Saturday, August 6, 2022

How to Tell If Your Cat Is Plotting to Kill You by Matthew Inman

 

I'm on the verge of finishing my next book and whenever that happens, I kind of get reading-fatigued (because I'm reading my own book literally hundreds of times, over and over), but I still also want to read, which is why I tend to turn to comics. Then I'm still reading stories but there aren't as many words. So it's like, I'm giving my brain a little bit of a staycation.

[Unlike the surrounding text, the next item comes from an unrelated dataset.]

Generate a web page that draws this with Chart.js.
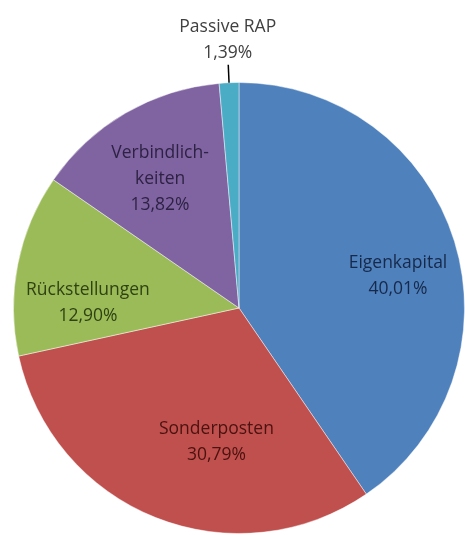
<!DOCTYPE html>
<html>
<head>
<meta charset="utf-8">
<script src="https://cdn.jsdelivr.net/npm/chart.js@4"></script>
<style>
  html, body { margin: 0; padding: 0; background: #fff; }
  #wrap { width: 465px; height: 535px; position: relative; }
</style>
</head>
<body>
<div id="wrap"><canvas id="pie"></canvas></div>
<script>
// Passivseite der Bilanz, Anteile in Prozent
var categories = ["Eigenkapital", "Sonderposten", "Rückstellungen", "Verbindlichkeiten", "Passive RAP"];
var labelLines = [["Eigenkapital"], ["Sonderposten"], ["Rückstellungen"], ["Verbindlich-", "keiten"], ["Passive RAP"]];
var shares = [40.01, 30.79, 12.90, 13.82, 1.39];

var sliceColors = ["#4f81bd", "#c0504d", "#9bbb59", "#8064a2", "#4bacc6"];
var textColors = ["#17294a", "#4a1210", "#2f4212", "#2e2244", "#404040"];
// label centre relative to pie centre, in units of the radius
var labelSpots = [[0.705, -0.14], [-0.10, 0.595], [-0.67, -0.02], [-0.35, -0.57], [-0.05, -1.19]];

function fmt(v) {
    return v.toFixed(2).replace('.', ',') + '%';
}

var pieLabels = {
    id: 'pieLabels',
    afterDatasetsDraw: function(chart) {
        var ctx = chart.ctx;
        var arcs = chart.getDatasetMeta(0).data;
        ctx.save();
        ctx.font = '17.5px "Open Sans", sans-serif';
        ctx.textAlign = 'center';
        ctx.textBaseline = 'middle';
        arcs.forEach(function(arc, i) {
            var r = arc.outerRadius;
            var lines = labelLines[i].concat([fmt(shares[i])]);
            var cx = arc.x + labelSpots[i][0] * r;
            var cy = arc.y + labelSpots[i][1] * r;
            var lh = 26;
            var top = cy - (lines.length - 1) * lh / 2;
            ctx.fillStyle = textColors[i];
            lines.forEach(function(t, k) {
                ctx.fillText(t, cx, top + k * lh);
            });
            // leader line for the small slice outside the pie
            if (labelSpots[i][0] * labelSpots[i][0] + labelSpots[i][1] * labelSpots[i][1] > 1) {
                var mid = (arc.startAngle + arc.endAngle) / 2;
                ctx.strokeStyle = '#000';
                ctx.lineWidth = 1.5;
                ctx.beginPath();
                ctx.moveTo(arc.x + Math.cos(mid) * r, arc.y + Math.sin(mid) * r);
                ctx.lineTo(arc.x + Math.cos(mid) * (r + 18), arc.y + Math.sin(mid) * (r + 18));
                ctx.stroke();
            }
        });
        ctx.restore();
    }
};

new Chart(document.getElementById('pie'), {
    type: 'pie',
    data: {
        labels: categories,
        datasets: [{
            data: shares,
            backgroundColor: sliceColors,
            borderColor: 'rgba(255,255,255,0.45)',
            borderWidth: 1
        }]
    },
    options: {
        responsive: true,
        maintainAspectRatio: false,
        animation: false,
        layout: { padding: { top: 81, left: 13, right: -2, bottom: 0 } },
        plugins: {
            legend: { display: false },
            tooltip: { enabled: false }
        }
    },
    plugins: [pieLabels]
});
</script>
</body>
</html>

I've been following the Oatmeal for years and I love his weird, inappropriate humor. Sometimes he is a little too gross/crude for me, but for the most part, I feel like he has a good feel for where "the line" is, which is why I'm kind of shocked that this book had so many awful reviews on Amazon. I guess people didn't like the sex jokes or the "how to know if your cat is a raging homosexual" portions of this comic, but here's the thing-- he's never SUPER explicit and he doesn't punch down, so it doesn't bother me. I guess I could see how people might not like the gay jokes because they resort to stereotypes, but I personally didn't think he was trying to be dehumanizing or demeaning. YMMV.

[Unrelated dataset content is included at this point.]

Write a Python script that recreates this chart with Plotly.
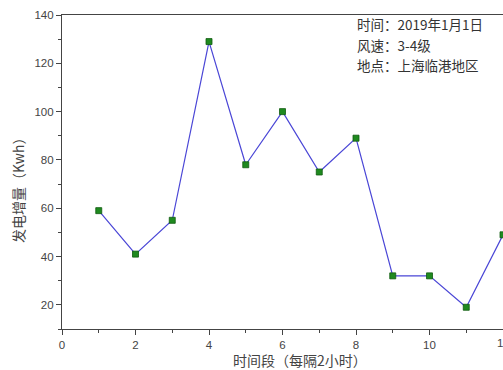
import plotly.graph_objects as go

periods = [1, 2, 3, 4, 5, 6, 7, 8, 9, 10, 11, 12]
energy = [59, 41, 55, 129, 78, 100, 75, 89, 32, 32, 19, 49]
x_ticks = [0, 2, 4, 6, 8, 10, 12]
info_lines = ["时间：2019年1月1日", "风速：3-4级", "地点：上海临港地区"]
x_title = "时间段（每隔2小时）"
y_title = "发电增量（Kwh）"

fig = go.Figure()
fig.add_trace(go.Scatter(
    x=periods, y=energy, mode="lines+markers",
    line=dict(color="#4a46d6", width=1.2),
    marker=dict(symbol="square", size=6, color="#1f8a1f",
                line=dict(color="#0f5a0f", width=0.8)),
    cliponaxis=False, showlegend=False,
))

cjk = "Noto Sans CJK SC"
tick_font = dict(family="Liberation Sans, Arial", size=11.5, color="#444")
axis_common = dict(
    showgrid=False, zeroline=False, showline=True, linecolor="#444",
    linewidth=1.2, ticks="outside", tickcolor="#444", ticklen=5, tickwidth=1.2,
    tickfont=tick_font,
)
fig.update_xaxes(range=[0, 12], tickvals=x_ticks[:-1], mirror=True,
                 minor=dict(dtick=1, ticks="outside", ticklen=3, tickcolor="#444"),
                 **axis_common)
fig.update_yaxes(range=[10, 140], dtick=20, tick0=0, mirror=True,
                 minor=dict(dtick=10, ticks="outside", ticklen=3, tickcolor="#444"),
                 **axis_common)

# last x tick label, which sits on the right edge of the canvas
fig.add_annotation(xref="x", yref="paper", x=x_ticks[-1], y=-0.046, xanchor="center",
                   yanchor="middle", text=str(x_ticks[-1]), showarrow=False,
                   font=tick_font)

# axis titles
fig.add_annotation(xref="paper", yref="paper", x=0.54, y=-0.098, xanchor="center",
                   yanchor="middle", text=x_title, showarrow=False,
                   font=dict(family=cjk, size=14, color="#444"))
fig.add_annotation(xref="paper", yref="paper", x=-0.1, y=0.455, xanchor="center",
                   yanchor="middle", text=y_title, showarrow=False, textangle=-90,
                   font=dict(family=cjk, size=14, color="#444"))

info_y = [0.97, 0.906, 0.842]
for txt, yy in zip(info_lines, info_y):
    fig.add_annotation(
        xref="paper", yref="paper", x=0.664, y=yy, xanchor="left", yanchor="middle",
        text=txt, align="left", showarrow=False,
        font=dict(family=cjk, size=13.5, color="#333"),
    )

fig.update_layout(
    width=503, height=370,
    margin=dict(l=62, r=0, t=15, b=41),
    plot_bgcolor="white", paper_bgcolor="white",
)
fig.write_html("out.html", config={"displayModeBar": False},
               post_script="document.body.style.margin='0px';document.body.style.overflow='hidden';")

Most of these comics are on his website, so there isn't a ton of new material. You're basically paying to support the author and to have a personal copy of his best-cat hits. As a cat owner myself, a lot of the cat jokes were pretty on point. My favorite comics were two of the more wholesome ones: if humans acted like cats and this other one about a kitty who was desperate for attention/petting. The Oatmeal is an adult comic book illustrator so these books definitely aren't for kids, and whether you'll be offended or not by these panels is really up to you and your personal standards for crude and rude, but I thought it was a fun, quick read. I wouldn't buy it, probably; some of his other collections are better.